» GIVEN INFORMATION:

◆ ◆ ◆

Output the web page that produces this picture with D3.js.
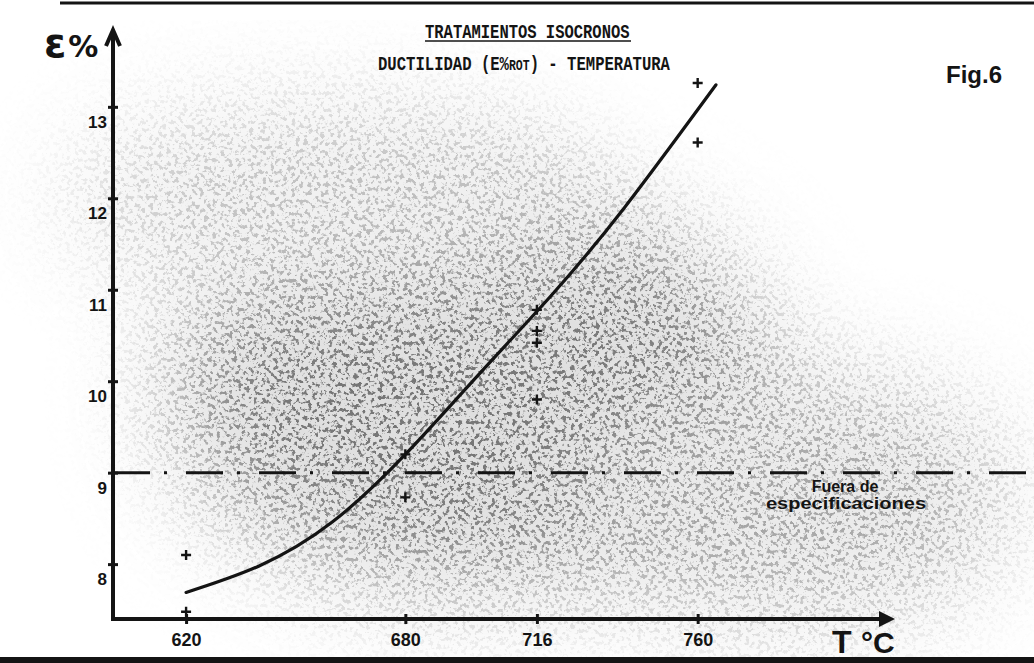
<!DOCTYPE html>
<html>
<head>
<meta charset="utf-8">
<script src="https://cdn.jsdelivr.net/npm/d3@7"></script>
<style>
  body { margin: 0; background: #fff; }
  svg { display: block; }
</style>
</head>
<body>
<div id="chart-area"></div>
<script>
// fitted curve (temperature, elongation at rupture %)
var curveTemps = [620, 640, 660, 680, 700, 720, 740, 765];
var curveValues = [7.69, 7.98, 8.46, 9.2, 10.07, 10.94, 11.9, 13.24];

// measured points ("+" marks)
var pointTemps = [620, 620, 680, 680, 716, 716, 716, 716, 760, 760];
var pointValues = [8.1, 7.48, 9.2, 8.73, 10.78, 10.55, 10.42, 9.8, 13.26, 12.61];

var xTicks = [620, 680, 716, 760];
var yTicks = [8, 9, 10, 11, 12, 13];
var specLimit = 9;

var width = 1034, height = 663;
var ink = "#141414";

var svg = d3.select("#chart-area").append("svg")
    .attr("width", width)
    .attr("height", height);

var x = d3.scaleLinear().domain([600, 814]).range([113, 895]);
var y = d3.scaleLinear().domain([7.4, 13.84]).range([619, 30]);

// scan texture (grey mottled area behind the plot)
var defs = svg.append("defs");
var speck = defs.append("filter").attr("id", "speckle")
    .attr("x", 0).attr("y", 0).attr("width", "100%").attr("height", "100%");
speck.append("feTurbulence")
    .attr("type", "fractalNoise").attr("baseFrequency", 0.24)
    .attr("numOctaves", 3).attr("seed", 7);
speck.append("feColorMatrix").attr("type", "matrix")
    .attr("values", "0 0 0 0 0.18  0 0 0 0 0.18  0 0 0 0 0.18  -9 0 0 0 4.3");

var blur = defs.append("filter").attr("id", "soft")
    .attr("x", "-50%").attr("y", "-50%").attr("width", "200%").attr("height", "200%");
blur.append("feGaussianBlur").attr("stdDeviation", 55);

var mask = defs.append("mask").attr("id", "area");
mask.append("rect").attr("width", width).attr("height", height).attr("fill", "#000");
mask.append("ellipse").attr("cx", 470).attr("cy", 390).attr("rx", 300).attr("ry", 200)
    .attr("fill", "#fff").attr("filter", "url(#soft)");
mask.append("ellipse").attr("cx", 790).attr("cy", 500).attr("rx", 220).attr("ry", 120)
    .attr("fill", "#aaa").attr("filter", "url(#soft)");
mask.append("ellipse").attr("cx", 330).attr("cy", 200).attr("rx", 260).attr("ry", 90)
    .attr("fill", "#777").attr("filter", "url(#soft)");

var tex = svg.append("g").attr("mask", "url(#area)");
tex.append("rect").attr("width", width).attr("height", height)
    .attr("fill", "#b0b0b0").attr("opacity", 0.4);
tex.append("rect").attr("width", width).attr("height", height)
    .attr("filter", "url(#speckle)");

// page borders
svg.append("line").attr("x1", 60).attr("x2", width).attr("y1", 3).attr("y2", 3)
    .attr("stroke", ink).attr("stroke-width", 3);
svg.append("rect").attr("x", 0).attr("y", 657).attr("width", width).attr("height", 6)
    .attr("fill", ink);

// specification limit
svg.append("line")
    .attr("x1", x(600)).attr("x2", 1030)
    .attr("y1", y(specLimit)).attr("y2", y(specLimit))
    .attr("stroke", ink).attr("stroke-width", 3)
    .attr("stroke-dasharray", "37,14,3,19");

svg.append("text")
    .attr("x", 845).attr("y", 492)
    .attr("text-anchor", "middle")
    .style("font-family", "Liberation Sans, Arial")
    .style("font-weight", "bold").style("font-size", "16px")
    .attr("fill", ink)
    .text("Fuera de");
svg.append("text")
    .attr("x", 846).attr("y", 509)
    .attr("text-anchor", "middle")
    .attr("textLength", 160).attr("lengthAdjust", "spacingAndGlyphs")
    .style("font-family", "Liberation Sans, Arial")
    .style("font-weight", "bold").style("font-size", "17px")
    .attr("fill", ink)
    .text("especificaciones");

// axes
var yAxis = svg.append("g")
    .attr("transform", "translate(" + x(600) + ",0)")
    .call(d3.axisLeft(y).tickValues(yTicks).tickSize(6).tickFormat(d3.format("d")));
var xAxis = svg.append("g")
    .attr("transform", "translate(0," + y(7.4) + ")")
    .call(d3.axisBottom(x).tickValues(xTicks).tickSize(6).tickFormat(d3.format("d")));

[yAxis, xAxis].forEach(function(g) {
  g.select(".domain").remove();
  g.selectAll(".tick line").attr("stroke", ink).attr("stroke-width", 3);
  g.selectAll(".tick text")
    .attr("fill", ink)
    .style("font-family", "Liberation Sans, Arial")
    .style("font-weight", "bold");
});
yAxis.selectAll(".tick line").attr("x1", 5).attr("x2", -5);
yAxis.selectAll(".tick text").attr("x", -6).attr("y", 15).style("font-size", "17px");
xAxis.selectAll(".tick line").attr("y1", -5).attr("y2", 5);
xAxis.selectAll(".tick text").attr("y", 14).style("font-size", "18px");

// axis lines with arrows
svg.append("line")
    .attr("x1", x(600)).attr("x2", x(600))
    .attr("y1", y(7.4) + 2).attr("y2", y(13.84) + 4)
    .attr("stroke", ink).attr("stroke-width", 4);
svg.append("path")
    .attr("d", "M" + (x(600) - 7) + "," + (y(13.84) + 16) + "L" + x(600) + "," + y(13.84) +
               "L" + (x(600) + 7) + "," + (y(13.84) + 16))
    .attr("fill", "none").attr("stroke", ink).attr("stroke-width", 4)
    .attr("stroke-linejoin", "miter");
svg.append("line")
    .attr("x1", x(600) - 2).attr("x2", x(814) - 6)
    .attr("y1", y(7.4)).attr("y2", y(7.4))
    .attr("stroke", ink).attr("stroke-width", 4);
svg.append("path")
    .attr("d", "M" + (x(814) - 16) + "," + (y(7.4) - 8) + "L" + x(814) + "," + y(7.4) +
               "L" + (x(814) - 16) + "," + (y(7.4) + 8) + "Z")
    .attr("fill", ink);

// axis titles
var yTitle = svg.append("text")
    .attr("x", 44).attr("y", 57)
    .attr("fill", ink)
    .style("font-family", "DejaVu Sans, Liberation Sans")
    .style("font-weight", "bold");
yTitle.append("tspan").style("font-size", "40px").text("ε");
yTitle.append("tspan").attr("dx", 2).style("font-size", "30px").text("%");

svg.append("text")
    .attr("x", 832).attr("y", 653)
    .attr("fill", ink)
    .style("font-family", "Liberation Sans, Arial")
    .style("font-weight", "bold").style("font-size", "32px")
    .text("T");
svg.append("text")
    .attr("x", 861).attr("y", 653)
    .attr("fill", ink)
    .style("font-family", "Liberation Sans, Arial")
    .style("font-weight", "bold").style("font-size", "30px")
    .text("°C");

// titles (typewriter lettering, stretched vertically)
var mono = "Liberation Mono, DejaVu Sans Mono, monospace";
svg.append("g")
    .attr("transform", "translate(425,38) scale(1,1.3)")
  .append("text")
    .attr("fill", ink)
    .style("font-family", mono).style("font-size", "15.5px").style("font-weight", "bold")
    .text("TRATAMIENTOS ISOCRONOS");
svg.append("line")
    .attr("x1", 425).attr("x2", 631).attr("y1", 41).attr("y2", 41)
    .attr("stroke", ink).attr("stroke-width", 1.5);

var sub = svg.append("g")
    .attr("transform", "translate(378,70) scale(1,1.3)")
  .append("text")
    .attr("fill", ink)
    .style("font-family", mono).style("font-size", "15.6px").style("font-weight", "bold");
sub.append("tspan").text("DUCTILIDAD (E%");
sub.append("tspan").style("font-size", "11.5px").text("ROT");
sub.append("tspan").text(") - TEMPERATURA");

svg.append("text")
    .attr("x", 946).attr("y", 83)
    .attr("fill", ink)
    .style("font-family", "Liberation Sans, Arial")
    .style("font-weight", "bold").style("font-size", "24px")
    .text("Fig.6");

// fitted curve
var line = d3.line()
    .x(function(d, i) { return x(curveTemps[i]); })
    .y(function(d) { return y(d); })
    .curve(d3.curveNatural);

svg.append("path")
    .datum(curveValues)
    .attr("d", line)
    .attr("fill", "none")
    .attr("stroke", ink)
    .attr("stroke-width", 3.2)
    .attr("stroke-linecap", "round");

// measured points
svg.selectAll(".pt").data(pointValues).enter()
  .append("path")
    .attr("class", "pt")
    .attr("transform", function(d, i) {
      return "translate(" + x(pointTemps[i]) + "," + y(d) + ")";
    })
    .attr("d", "M-5,0H5M0,-5V5")
    .attr("stroke", ink)
    .attr("stroke-width", 2.4);
</script>
</body>
</html>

◆ ◆ ◆

» DIRECTIVE: Copy every line of the listing that includes the string "with".

» THE RESPONSE:
Output the web page that produces this picture with D3.js.
// axis lines with arrows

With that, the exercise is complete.